The calculation times relate only to the calculation of a plan dose distribution, and not the inverse planning process which would take significantly longer. To reduce the time required for the inverse planning process, the DVS or SU settings could be increased from the optimal values. These optimal values could then be used to complete a final calculation for DVH production. To minimize the differences between the plan generated by the optimizer and the final dose calculation, the quantified variations determined within this investigation could be used to update the optimizer aims. This approach is, however, limited by the maximum allowable SU value of 12% per control point, as discussed in Section 2.A, and one should be wary of the noise convergence error described by Jeraj. ¹⁰

4. CONCLUSIONS

The specific settings required for calculation within a given clinical department should be considered by the multidisciplinary team, taking into consideration the resources available and the clinical requirements of the patient and treatment.

Throughout this investigation, it has been shown that changing the DVS setting has a greater effect on the displayed dose distribution than SU. As a result, reductions in the DVS setting should be prioritized over reductions in SU. In situations where a low DVS settings result in unacceptably long calculation times, a minimal increase should be made and considerations of intermittent values between 0.1 and 0.2 cm should be considered.

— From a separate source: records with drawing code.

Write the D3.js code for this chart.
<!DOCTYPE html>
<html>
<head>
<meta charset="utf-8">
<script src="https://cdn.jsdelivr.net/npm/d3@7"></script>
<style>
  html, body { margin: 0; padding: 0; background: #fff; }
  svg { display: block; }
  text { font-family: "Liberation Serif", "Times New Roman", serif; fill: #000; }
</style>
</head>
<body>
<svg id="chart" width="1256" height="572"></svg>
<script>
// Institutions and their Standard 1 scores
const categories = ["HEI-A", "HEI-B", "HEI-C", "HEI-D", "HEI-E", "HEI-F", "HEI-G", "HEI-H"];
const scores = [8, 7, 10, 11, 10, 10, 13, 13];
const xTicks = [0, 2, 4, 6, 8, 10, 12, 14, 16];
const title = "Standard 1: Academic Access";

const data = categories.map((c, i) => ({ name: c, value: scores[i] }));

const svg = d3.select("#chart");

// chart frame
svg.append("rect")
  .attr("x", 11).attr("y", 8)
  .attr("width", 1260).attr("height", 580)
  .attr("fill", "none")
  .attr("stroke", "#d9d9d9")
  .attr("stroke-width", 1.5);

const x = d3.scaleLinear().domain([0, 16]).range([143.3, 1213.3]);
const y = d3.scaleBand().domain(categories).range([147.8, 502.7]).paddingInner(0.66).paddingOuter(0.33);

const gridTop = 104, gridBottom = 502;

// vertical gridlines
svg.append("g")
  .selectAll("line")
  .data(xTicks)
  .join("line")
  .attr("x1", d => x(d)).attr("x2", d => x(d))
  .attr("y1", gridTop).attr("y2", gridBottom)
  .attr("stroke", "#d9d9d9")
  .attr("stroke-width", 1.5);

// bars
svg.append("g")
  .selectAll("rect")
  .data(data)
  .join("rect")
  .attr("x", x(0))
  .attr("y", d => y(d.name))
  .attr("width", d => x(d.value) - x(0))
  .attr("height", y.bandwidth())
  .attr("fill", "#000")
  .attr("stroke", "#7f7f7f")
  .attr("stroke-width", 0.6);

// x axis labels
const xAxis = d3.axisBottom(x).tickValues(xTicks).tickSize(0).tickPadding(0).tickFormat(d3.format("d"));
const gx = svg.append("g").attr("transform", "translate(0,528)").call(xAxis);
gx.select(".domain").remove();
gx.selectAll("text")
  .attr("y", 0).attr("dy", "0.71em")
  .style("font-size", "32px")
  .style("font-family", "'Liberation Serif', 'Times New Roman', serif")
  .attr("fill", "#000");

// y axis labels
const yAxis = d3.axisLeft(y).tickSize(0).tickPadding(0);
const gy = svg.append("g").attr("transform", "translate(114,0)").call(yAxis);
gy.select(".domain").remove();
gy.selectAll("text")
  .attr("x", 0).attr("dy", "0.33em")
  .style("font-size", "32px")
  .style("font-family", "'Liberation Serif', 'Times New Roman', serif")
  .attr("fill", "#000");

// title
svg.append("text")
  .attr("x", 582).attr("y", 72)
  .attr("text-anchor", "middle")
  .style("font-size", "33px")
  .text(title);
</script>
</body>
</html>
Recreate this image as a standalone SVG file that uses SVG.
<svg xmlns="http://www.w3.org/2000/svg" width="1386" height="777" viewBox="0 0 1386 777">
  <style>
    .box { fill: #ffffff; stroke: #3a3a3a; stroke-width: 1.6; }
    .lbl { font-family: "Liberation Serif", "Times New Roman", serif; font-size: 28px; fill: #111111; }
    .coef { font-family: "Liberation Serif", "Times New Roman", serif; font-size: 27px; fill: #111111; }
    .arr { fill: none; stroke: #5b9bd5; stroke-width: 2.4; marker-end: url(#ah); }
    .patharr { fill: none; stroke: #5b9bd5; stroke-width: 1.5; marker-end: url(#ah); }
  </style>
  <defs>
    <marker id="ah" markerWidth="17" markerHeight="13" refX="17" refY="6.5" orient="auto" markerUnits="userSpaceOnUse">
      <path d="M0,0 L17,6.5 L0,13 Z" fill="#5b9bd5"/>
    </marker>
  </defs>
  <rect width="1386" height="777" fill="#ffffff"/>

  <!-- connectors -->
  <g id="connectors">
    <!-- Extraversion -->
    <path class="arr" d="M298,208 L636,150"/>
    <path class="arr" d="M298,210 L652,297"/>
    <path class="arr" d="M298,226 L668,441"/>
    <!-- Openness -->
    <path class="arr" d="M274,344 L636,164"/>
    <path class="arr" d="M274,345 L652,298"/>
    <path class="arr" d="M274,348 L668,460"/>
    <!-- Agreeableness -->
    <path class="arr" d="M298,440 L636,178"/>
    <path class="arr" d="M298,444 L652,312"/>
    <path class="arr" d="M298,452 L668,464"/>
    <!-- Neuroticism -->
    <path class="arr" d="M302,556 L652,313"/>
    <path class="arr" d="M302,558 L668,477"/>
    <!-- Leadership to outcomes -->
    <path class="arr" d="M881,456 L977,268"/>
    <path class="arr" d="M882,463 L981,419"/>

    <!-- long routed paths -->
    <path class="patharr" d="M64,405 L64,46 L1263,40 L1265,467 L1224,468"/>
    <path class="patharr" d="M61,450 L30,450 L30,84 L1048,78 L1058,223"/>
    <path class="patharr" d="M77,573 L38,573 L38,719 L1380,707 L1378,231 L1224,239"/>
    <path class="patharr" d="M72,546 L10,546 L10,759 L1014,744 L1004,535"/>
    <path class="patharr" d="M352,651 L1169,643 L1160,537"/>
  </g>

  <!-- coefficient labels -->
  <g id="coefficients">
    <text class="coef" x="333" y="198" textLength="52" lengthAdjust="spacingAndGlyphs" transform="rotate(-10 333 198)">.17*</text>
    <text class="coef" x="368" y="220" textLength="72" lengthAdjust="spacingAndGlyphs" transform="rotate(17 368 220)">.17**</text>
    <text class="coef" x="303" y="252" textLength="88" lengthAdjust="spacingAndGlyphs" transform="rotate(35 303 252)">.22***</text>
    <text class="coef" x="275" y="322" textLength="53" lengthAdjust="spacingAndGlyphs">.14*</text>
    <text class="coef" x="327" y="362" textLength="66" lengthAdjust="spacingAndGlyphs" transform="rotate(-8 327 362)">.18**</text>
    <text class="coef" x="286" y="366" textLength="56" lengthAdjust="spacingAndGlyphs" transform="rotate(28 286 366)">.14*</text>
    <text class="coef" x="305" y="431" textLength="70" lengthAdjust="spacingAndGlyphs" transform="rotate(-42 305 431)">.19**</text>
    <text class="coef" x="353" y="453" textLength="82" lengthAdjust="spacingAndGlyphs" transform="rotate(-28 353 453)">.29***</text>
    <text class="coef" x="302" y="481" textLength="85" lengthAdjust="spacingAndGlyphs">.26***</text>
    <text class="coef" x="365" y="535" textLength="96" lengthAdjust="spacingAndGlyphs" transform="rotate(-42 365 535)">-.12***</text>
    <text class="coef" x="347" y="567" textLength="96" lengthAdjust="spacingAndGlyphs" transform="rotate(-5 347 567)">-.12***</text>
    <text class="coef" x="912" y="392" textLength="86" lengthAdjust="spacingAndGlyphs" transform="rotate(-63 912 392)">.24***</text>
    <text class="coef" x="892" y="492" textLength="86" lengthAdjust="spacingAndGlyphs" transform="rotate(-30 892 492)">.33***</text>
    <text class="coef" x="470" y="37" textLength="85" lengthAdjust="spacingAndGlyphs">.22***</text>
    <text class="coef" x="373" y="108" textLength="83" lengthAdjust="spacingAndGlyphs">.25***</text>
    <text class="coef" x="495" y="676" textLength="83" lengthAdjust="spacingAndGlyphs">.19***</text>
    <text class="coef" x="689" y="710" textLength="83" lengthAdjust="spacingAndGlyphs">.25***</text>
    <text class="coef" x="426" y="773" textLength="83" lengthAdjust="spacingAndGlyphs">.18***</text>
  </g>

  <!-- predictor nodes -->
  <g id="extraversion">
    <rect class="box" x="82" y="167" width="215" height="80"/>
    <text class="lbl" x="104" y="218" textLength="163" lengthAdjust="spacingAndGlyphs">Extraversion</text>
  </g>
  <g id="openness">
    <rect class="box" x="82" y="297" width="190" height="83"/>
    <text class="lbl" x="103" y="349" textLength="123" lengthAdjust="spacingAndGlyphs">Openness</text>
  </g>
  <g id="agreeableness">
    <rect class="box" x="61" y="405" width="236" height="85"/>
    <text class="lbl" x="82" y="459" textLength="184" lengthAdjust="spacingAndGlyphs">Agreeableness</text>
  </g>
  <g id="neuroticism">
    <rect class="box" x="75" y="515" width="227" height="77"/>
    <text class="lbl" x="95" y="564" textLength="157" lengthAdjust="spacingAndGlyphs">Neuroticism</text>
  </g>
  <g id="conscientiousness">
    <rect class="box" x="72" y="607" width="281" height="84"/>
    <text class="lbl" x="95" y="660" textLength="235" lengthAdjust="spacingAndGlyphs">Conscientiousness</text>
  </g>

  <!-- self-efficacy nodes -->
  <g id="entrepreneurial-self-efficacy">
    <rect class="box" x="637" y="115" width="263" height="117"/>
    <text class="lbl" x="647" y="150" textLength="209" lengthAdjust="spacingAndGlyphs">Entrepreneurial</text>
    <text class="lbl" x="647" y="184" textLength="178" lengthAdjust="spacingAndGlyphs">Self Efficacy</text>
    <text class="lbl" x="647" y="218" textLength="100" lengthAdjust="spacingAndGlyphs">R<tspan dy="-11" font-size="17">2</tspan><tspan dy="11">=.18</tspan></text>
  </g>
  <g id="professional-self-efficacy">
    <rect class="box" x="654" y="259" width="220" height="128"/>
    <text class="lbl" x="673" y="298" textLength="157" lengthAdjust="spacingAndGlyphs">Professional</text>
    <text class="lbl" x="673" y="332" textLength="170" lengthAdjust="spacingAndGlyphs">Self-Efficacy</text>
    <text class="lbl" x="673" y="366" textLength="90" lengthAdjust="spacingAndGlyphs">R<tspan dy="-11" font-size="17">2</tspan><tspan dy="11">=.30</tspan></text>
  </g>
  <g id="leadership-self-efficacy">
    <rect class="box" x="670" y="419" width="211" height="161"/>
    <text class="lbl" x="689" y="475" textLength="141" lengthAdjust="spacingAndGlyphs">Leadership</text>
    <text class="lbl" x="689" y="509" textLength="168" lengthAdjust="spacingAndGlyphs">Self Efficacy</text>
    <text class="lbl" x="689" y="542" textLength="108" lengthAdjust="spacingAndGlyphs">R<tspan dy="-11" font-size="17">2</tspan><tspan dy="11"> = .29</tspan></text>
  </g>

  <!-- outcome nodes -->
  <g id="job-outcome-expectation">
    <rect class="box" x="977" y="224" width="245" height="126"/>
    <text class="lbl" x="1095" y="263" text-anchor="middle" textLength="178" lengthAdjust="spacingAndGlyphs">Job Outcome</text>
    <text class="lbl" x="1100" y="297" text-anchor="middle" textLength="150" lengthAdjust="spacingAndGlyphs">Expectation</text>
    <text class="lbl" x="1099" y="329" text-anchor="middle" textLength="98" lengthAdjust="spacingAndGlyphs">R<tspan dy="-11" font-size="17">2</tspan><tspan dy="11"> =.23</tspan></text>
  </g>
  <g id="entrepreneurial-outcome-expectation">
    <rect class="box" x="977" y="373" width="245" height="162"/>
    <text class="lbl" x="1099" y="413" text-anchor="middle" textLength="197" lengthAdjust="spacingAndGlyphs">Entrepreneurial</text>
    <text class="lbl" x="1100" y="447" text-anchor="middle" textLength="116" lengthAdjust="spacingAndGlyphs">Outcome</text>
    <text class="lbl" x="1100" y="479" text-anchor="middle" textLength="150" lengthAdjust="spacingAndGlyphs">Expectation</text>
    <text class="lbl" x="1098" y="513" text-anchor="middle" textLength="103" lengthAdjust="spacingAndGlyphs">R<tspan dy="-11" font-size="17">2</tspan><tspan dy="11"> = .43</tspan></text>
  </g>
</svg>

When reporting a DVH for a clinical plan, the DVS and SU settings used during the calculation should also be reported. The variations which have been quantified in this report could then be used to assess the expected ground truth DVH. Metrics and indices which have been shown to be resilient to statistical noise, such as the PCI, GI, and median doses, should always be considered alongside traditional metrics such as near minimum and maximum doses.

During evaluation of maximum or minimum doses, the definition should be carefully considered. The dose to 0.035cc is appropriate for plans calculated with a 0.1 cm DVS setting; however, a larger volume of 0.100cc might be more appropriate for plans calculated with a 0.2 cm DVS unless low values of SU are used to minimize the effects of statistical noise.

To generate treatment plans which can be calculated, on average, in under than 10 min, and for which the deviation of 75% of plans remains within 2.0% of the ground truth for the metrics considered here, the following SU and DVS settings are recommended.

• Brain plans with DVS of 0.1 cm and SU of 1.50%

• Lung plans with DVS of 0.2 cm and SU of 1.50%

• Spine plans with DVS of 0.1 cm and SU of 1.50%

In clinical practice, an additional safety margin on the choice of a 2.0% deviation and 75% of plans may be desirable. A reduction of the SU settings above to 1.00–1.25% could provide added confidence for a relatively small cost in time.

ETHICAL STATEMENT

This study was approved by Cabrini Institute of Cabrini Health Limited, Victoria, Australia.